● To be done
Start at the line where "Convert this chart to Plotly.js code." appears and end at the line where "60, 80, 100];" appears; repeat those lines exactly, both ends included, leaving pictures behind.

● Provided information

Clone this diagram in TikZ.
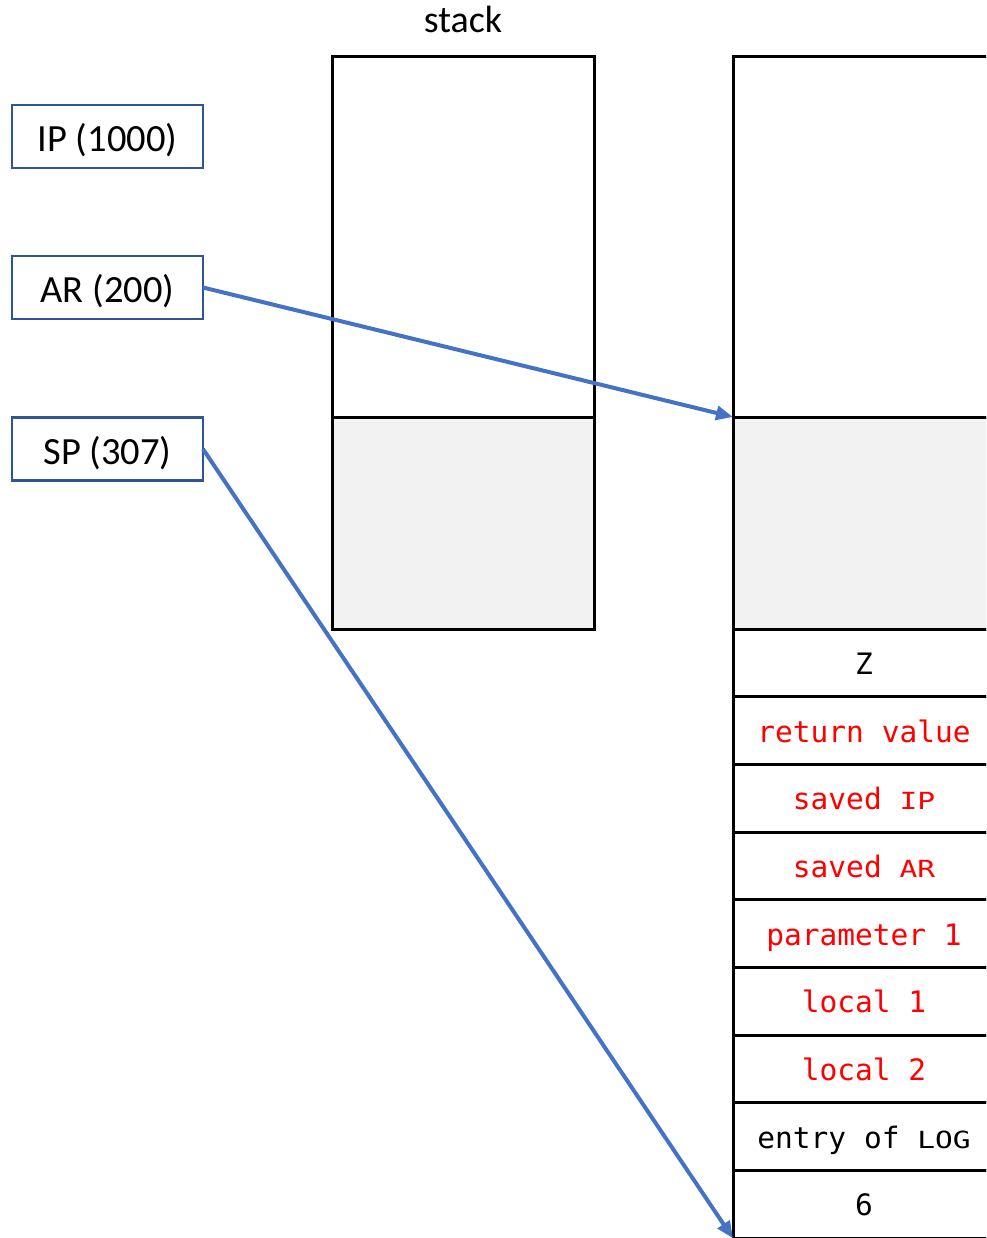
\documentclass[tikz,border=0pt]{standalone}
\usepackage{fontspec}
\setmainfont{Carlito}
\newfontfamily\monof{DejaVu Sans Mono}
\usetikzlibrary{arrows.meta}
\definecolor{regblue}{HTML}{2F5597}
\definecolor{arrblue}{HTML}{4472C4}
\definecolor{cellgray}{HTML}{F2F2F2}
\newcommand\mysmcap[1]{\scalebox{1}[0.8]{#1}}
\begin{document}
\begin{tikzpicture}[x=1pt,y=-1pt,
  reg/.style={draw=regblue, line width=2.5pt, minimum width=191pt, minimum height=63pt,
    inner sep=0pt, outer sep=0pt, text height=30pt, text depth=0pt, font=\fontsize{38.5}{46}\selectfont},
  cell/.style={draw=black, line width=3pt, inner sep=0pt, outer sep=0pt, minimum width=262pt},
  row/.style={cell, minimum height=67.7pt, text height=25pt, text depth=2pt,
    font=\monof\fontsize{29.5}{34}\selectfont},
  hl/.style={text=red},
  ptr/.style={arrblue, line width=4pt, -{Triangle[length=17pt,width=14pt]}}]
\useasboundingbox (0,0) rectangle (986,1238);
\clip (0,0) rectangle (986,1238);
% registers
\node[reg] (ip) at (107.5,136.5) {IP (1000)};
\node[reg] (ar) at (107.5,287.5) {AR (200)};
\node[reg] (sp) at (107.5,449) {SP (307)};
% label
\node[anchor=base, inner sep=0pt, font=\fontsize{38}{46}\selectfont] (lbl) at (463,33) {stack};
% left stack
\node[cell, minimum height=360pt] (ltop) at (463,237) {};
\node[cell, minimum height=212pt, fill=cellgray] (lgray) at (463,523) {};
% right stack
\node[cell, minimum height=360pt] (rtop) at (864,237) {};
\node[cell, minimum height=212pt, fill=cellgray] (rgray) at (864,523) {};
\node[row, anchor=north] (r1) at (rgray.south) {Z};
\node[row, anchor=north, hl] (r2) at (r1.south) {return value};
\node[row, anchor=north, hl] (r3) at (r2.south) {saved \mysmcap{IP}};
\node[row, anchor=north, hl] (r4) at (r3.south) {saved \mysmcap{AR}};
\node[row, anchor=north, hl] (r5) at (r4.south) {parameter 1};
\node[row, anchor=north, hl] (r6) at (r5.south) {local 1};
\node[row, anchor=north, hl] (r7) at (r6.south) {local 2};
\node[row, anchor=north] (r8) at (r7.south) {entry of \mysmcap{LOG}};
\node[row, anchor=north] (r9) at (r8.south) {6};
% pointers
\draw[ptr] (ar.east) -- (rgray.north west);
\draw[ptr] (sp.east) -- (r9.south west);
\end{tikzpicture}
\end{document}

==

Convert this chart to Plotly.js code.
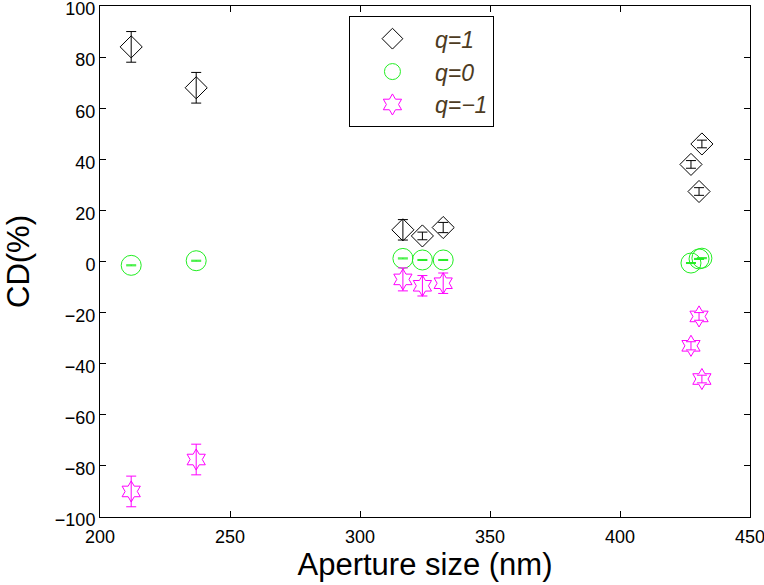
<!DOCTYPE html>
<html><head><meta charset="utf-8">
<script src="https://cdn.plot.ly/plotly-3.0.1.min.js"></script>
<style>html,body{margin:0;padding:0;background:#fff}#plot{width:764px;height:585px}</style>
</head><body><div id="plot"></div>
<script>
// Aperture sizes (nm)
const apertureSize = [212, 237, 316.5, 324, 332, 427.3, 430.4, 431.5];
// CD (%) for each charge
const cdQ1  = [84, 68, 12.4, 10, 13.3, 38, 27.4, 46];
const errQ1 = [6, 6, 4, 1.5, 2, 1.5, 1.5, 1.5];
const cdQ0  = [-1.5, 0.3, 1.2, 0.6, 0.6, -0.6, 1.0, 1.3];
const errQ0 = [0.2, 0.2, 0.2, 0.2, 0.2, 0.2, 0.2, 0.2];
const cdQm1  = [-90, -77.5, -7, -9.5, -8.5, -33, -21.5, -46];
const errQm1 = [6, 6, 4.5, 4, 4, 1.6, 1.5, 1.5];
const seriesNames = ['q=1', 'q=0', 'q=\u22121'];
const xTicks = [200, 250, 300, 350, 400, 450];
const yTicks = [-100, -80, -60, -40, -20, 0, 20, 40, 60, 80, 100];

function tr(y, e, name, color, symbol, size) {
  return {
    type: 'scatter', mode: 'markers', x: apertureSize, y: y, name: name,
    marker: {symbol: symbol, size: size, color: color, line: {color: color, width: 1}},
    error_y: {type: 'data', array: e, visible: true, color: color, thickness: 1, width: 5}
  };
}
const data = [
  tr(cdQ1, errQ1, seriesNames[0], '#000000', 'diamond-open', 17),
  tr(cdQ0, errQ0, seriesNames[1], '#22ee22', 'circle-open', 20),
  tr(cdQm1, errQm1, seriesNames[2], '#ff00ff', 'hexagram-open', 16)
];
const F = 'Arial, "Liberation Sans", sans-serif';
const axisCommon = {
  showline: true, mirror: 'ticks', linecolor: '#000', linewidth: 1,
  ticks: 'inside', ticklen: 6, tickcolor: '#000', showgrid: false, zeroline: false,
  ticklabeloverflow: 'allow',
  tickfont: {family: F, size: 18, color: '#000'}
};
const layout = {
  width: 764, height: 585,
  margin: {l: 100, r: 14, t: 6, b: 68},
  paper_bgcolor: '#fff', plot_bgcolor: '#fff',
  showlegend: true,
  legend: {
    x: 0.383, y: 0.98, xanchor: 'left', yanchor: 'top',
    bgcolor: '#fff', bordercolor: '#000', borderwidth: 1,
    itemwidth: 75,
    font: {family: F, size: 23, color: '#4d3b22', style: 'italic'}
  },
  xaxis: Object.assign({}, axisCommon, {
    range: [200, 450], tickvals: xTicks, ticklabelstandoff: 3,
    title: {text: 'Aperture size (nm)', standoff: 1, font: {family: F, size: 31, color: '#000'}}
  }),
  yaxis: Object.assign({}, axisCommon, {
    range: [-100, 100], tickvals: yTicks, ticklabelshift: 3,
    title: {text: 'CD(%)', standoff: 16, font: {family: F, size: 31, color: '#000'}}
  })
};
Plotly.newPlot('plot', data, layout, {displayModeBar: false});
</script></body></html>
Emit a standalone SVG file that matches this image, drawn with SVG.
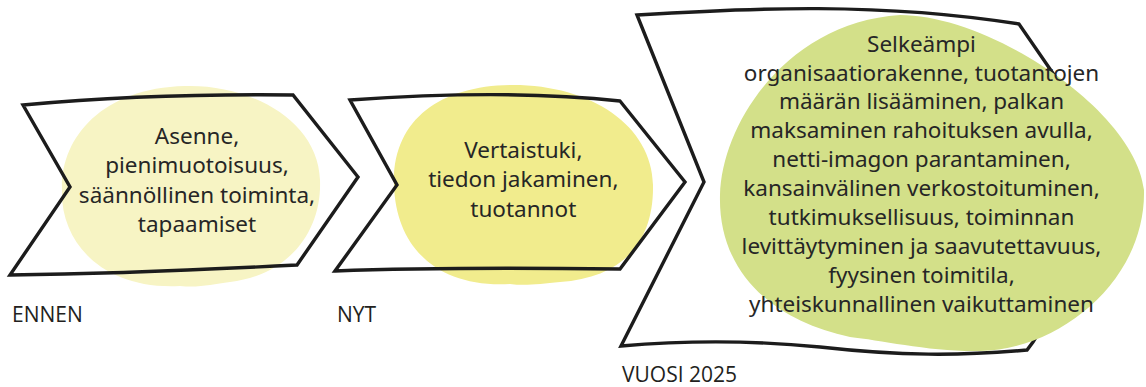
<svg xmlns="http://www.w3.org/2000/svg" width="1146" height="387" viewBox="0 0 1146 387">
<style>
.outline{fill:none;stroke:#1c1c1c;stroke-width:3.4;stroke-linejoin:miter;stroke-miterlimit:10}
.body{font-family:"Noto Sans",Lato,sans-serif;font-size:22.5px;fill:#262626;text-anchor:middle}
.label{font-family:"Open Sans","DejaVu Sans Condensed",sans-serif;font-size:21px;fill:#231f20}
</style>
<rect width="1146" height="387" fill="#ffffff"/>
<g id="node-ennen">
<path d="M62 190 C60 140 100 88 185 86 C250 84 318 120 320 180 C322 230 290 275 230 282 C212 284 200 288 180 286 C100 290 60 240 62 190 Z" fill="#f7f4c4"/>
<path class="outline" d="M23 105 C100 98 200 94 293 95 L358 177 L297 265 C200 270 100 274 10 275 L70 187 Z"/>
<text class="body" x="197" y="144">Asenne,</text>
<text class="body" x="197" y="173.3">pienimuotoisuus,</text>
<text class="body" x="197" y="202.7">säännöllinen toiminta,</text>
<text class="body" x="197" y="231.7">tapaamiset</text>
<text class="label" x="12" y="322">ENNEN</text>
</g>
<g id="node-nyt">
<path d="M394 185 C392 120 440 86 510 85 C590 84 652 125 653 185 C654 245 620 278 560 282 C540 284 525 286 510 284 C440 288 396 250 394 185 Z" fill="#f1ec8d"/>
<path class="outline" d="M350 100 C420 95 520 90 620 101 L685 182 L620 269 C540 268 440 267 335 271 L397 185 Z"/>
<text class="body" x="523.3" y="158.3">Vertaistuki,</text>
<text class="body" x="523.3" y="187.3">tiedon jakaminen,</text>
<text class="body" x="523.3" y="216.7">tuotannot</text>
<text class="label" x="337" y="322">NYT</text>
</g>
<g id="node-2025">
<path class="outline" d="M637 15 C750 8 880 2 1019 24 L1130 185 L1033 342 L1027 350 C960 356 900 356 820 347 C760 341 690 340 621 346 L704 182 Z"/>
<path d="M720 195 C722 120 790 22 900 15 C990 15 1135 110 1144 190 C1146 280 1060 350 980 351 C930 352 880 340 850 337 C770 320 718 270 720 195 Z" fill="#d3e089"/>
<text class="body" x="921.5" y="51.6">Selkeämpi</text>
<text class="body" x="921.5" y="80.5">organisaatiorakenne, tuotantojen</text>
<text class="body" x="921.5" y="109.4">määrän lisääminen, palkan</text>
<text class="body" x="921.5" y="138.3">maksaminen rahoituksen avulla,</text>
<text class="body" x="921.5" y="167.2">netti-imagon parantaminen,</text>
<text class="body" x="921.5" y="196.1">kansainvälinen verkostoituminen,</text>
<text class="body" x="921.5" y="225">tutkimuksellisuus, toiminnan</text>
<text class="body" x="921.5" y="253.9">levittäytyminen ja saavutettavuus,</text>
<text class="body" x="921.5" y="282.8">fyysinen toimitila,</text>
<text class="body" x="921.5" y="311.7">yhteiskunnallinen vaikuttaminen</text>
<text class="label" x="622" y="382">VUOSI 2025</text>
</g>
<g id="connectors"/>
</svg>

● Written answer
Convert this chart to Plotly.js code.
<!DOCTYPE html>
<html><head><meta charset="utf-8">
<script src="https://cdn.plot.ly/plotly-3.0.1.min.js"></script>
<style>html,body{margin:0;padding:0;background:#fff}#plot{width:764px;height:585px}</style>
</head><body><div id="plot"></div>
<script>
// Aperture sizes (nm)
const apertureSize = [212, 237, 316.5, 324, 332, 427.3, 430.4, 431.5];
// CD (%) for each charge
const cdQ1  = [84, 68, 12.4, 10, 13.3, 38, 27.4, 46];
const errQ1 = [6, 6, 4, 1.5, 2, 1.5, 1.5, 1.5];
const cdQ0  = [-1.5, 0.3, 1.2, 0.6, 0.6, -0.6, 1.0, 1.3];
const errQ0 = [0.2, 0.2, 0.2, 0.2, 0.2, 0.2, 0.2, 0.2];
const cdQm1  = [-90, -77.5, -7, -9.5, -8.5, -33, -21.5, -46];
const errQm1 = [6, 6, 4.5, 4, 4, 1.6, 1.5, 1.5];
const seriesNames = ['q=1', 'q=0', 'q=\u22121'];
const xTicks = [200, 250, 300, 350, 400, 450];
const yTicks = [-100, -80, -60, -40, -20, 0, 20, 40, 60, 80, 100];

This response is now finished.